The NASA Administrator has ignored that law for almost 30 years.
Well, given the wording, perhaps NASA has spent 30 years preparing for an orderly transition, making sure their files are properly alphabetized and indexed, getting psyched up to write some speeches for the handover, and what not. The law unfortunately fails to say that NASA shall transition, just that she shall prepare to make an orderly one, should the far off day ever come.
It is also pretty easy to twist this phrase to a desired end, ” …for all nonemergency space transportation requirements”
In other news, it looks like the Jade Rabbit might be a lunar dust fatality.
And the NY Times has a piece on bone and ocular issues in long duration space flight.
“”However, lunar dust can be electrostatically charged and can stick on sensitive parts,” he says. ”
Could this affect be harnessed to mitigate lunar dust?
Yep. From the 2009 Lunar and Planetary Conference, SPARCLE: Creating an electrostatically based tool for lunar dust control.
Rand dropped a bomb and no one said anything about it.
Happy Birthday.
Oops! But it was in parenthesis! Do we have to notice things that are in parenthesis?
Happy birthday, Rand!
Happy Birthday, Rand!
It’s easy to forget that NASA manned spaceflight has really only had two different programs governing operations for nearly fifty years. The moon shot drove Mercury, Gemini, and Apollo. Skylab was mostly an offshoot of Apollo. And then they spent 3 and a half decades with the Shuttle. A major problem with NASA manned spaceflight is the impact of government procurement processes when it comes to pushing the state of the art. It’s weird to have a procurement process for something that nobody knows how to build yet, and the result is usually disastrous (see: the F-35). NASA spent three decades smashing prototype squares into operational round holes, and unsurprisingly spent more than a billion dollars a flight doing so. When operational experience has so little opportunity to influence redesigns you end up wasting a lot of resources continuing to deal with mistakes that could have been corrected long ago.

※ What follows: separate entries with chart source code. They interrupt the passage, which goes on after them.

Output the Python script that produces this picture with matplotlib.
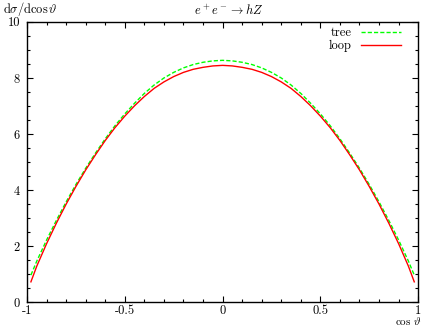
import matplotlib
matplotlib.use("Agg")
import matplotlib.pyplot as plt
from matplotlib.ticker import MultipleLocator

plt.rcParams["mathtext.fontset"] = "cm"
plt.rcParams["font.family"] = "cmr10"
plt.rcParams["axes.unicode_minus"] = False
plt.rcParams["axes.formatter.use_mathtext"] = True

# cos(theta) sample points and read-off cross sections
cos_theta = [-0.98, -0.95, -0.9, -0.85, -0.8, -0.75, -0.7, -0.65, -0.6, -0.55,
             -0.5, -0.45, -0.4, -0.35, -0.3, -0.25, -0.2, -0.15, -0.1, -0.05,
             0.0, 0.05, 0.1, 0.15, 0.2, 0.25, 0.3, 0.35, 0.4, 0.45,
             0.5, 0.55, 0.6, 0.65, 0.7, 0.75, 0.8, 0.85, 0.9, 0.95, 0.98]
tree = [0.97, 1.47, 2.22, 2.92, 3.58, 4.20, 4.78, 5.32, 5.83, 6.30,
        6.72, 7.10, 7.45, 7.75, 8.00, 8.20, 8.36, 8.48, 8.56, 8.61,
        8.63, 8.61, 8.56, 8.48, 8.36, 8.20, 8.00, 7.75, 7.45, 7.10,
        6.72, 6.30, 5.83, 5.32, 4.78, 4.20, 3.58, 2.92, 2.22, 1.47, 0.97]
loop = [0.73, 1.29, 2.09, 2.82, 3.50, 4.13, 4.72, 5.26, 5.77, 6.23,
        6.64, 7.01, 7.34, 7.63, 7.86, 8.05, 8.20, 8.31, 8.38, 8.43,
        8.45, 8.43, 8.38, 8.31, 8.20, 8.05, 7.86, 7.63, 7.34, 7.01,
        6.64, 6.23, 5.77, 5.26, 4.72, 4.13, 3.50, 2.82, 2.09, 1.29, 0.73]

fig = plt.figure(figsize=(4.32, 3.27), dpi=100)
ax = fig.add_axes([0.0625, 0.0755, 0.9055, 0.8575])

ax.plot(cos_theta, tree, color="#00ff00", linestyle=(0, (3, 1.5)), lw=1.0, label="tree")
ax.plot(cos_theta, loop, color="#ff0000", linestyle="-", lw=1.0, label="loop")

ax.set_xlim(-1, 1)
ax.set_ylim(0, 10)
ax.xaxis.set_minor_locator(MultipleLocator(0.1))
ax.yaxis.set_minor_locator(MultipleLocator(0.5))
ax.set_xticks([-1, -0.5, 0, 0.5, 1])
ax.set_xticklabels(["-1", "-0.5", "0", "0.5", "1"])
ax.set_yticks([0, 2, 4, 6, 8, 10])
ax.set_yticklabels(["0", "2", "4", "6", "8", "10"])
ax.tick_params(which="both", direction="in", top=True, right=True, labelsize=9, width=0.8)
ax.tick_params(which="major", length=4)
ax.tick_params(axis="x", which="major", pad=2)
ax.tick_params(axis="y", which="major", pad=5)
ax.tick_params(which="minor", length=2.5)
for s in ax.spines.values():
    s.set_linewidth(1.0)

fig.text(0.008, 0.972, r"$\mathrm{d}\sigma/\mathrm{d}\cos\vartheta$", fontsize=9, va="center", ha="left")
fig.text(0.53, 0.968, r"$e^+e^-\to hZ$", fontsize=9, va="center", ha="center")
fig.text(0.975, 0.0, r"$\cos\,\vartheta$", fontsize=8, va="bottom", ha="right")

ax.legend(loc="upper right", bbox_to_anchor=(0.97, 1.0), frameon=False,
          markerfirst=False, fontsize=9, handlelength=3.2, handletextpad=0.8,
          borderaxespad=0.0, labelspacing=0.1)

fig.savefig("out.png", dpi=100)
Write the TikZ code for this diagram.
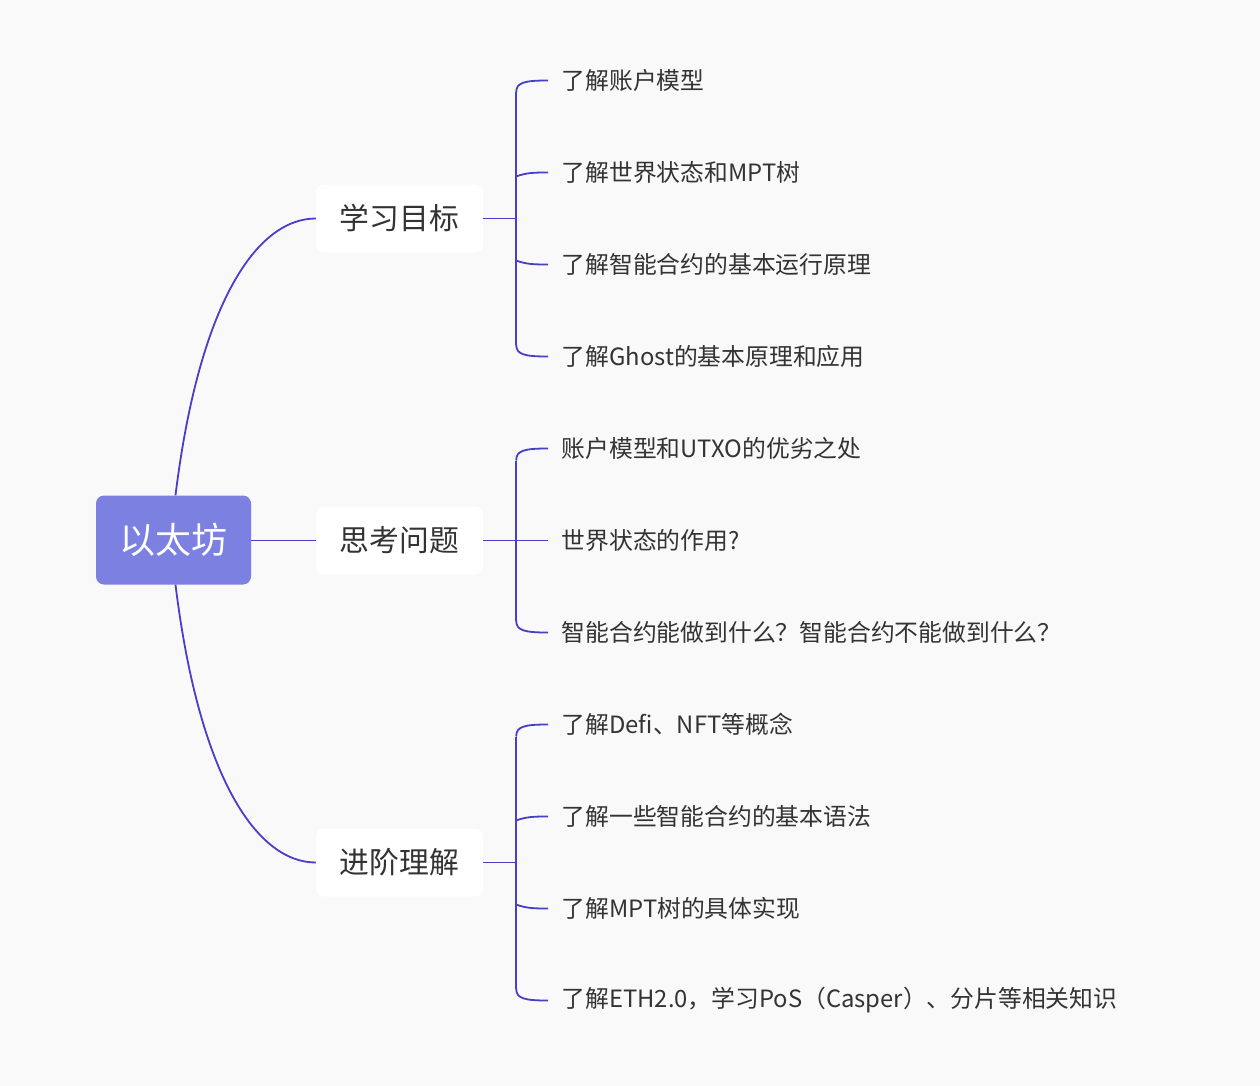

Imagine how different things would be if NASA were always investigating new vehicles designs, even at say $500 million a year. Always doing R&D. Always improving designs and building new systems. Actually testing vehicles instead of just flying down the center of the flight envelope every time. And always concentrating on cost of operations and practicality.
“Imagine how different things would be if NASA were always investigating new vehicles designs, even at say $500 million a year.”
The part you left out is the dissemination of information and technology into the private sector. NASA should do a better job of this.
ITAR prevents that information dissemination for all but the most trivial or superficial.
And completely off topic, but it seems they just figured out that Multiple Sclerosis is a food-borne illness.
Plosone article from October, “Isolation of Clostridium perfringens Type B in an Individual at First Clinical Presentation of Multiple Sclerosis Provides Clues for Environmental Triggers of the Disease.”
The strain produces a toxin called “epsilon” (there are five strains of the bacteria whose toxins are called alpha, beta, etc.) and which afflicts sheep and cattle, but it wasn’t previously suspected to affect humans. Doctors detected the strain in a woman who was showing the first signs of MS, then checked other MS patients for prior exposure and found they were 10 times more likely to show immunoreactivity to epsilon toxin than the control group of healthy people.
So they just finished testing the affects of the toxin itself, and it happens to attack the cells affected by MS in the same way they see in MS patients.
NBC News link.
The good news is that we already have vaccines for it for farm animals, and have already developed some antibody techniques to combat the toxin in people in case the toxin is ever used as a weapon. The scary news is that this strain has been detected in about 3% of food samples.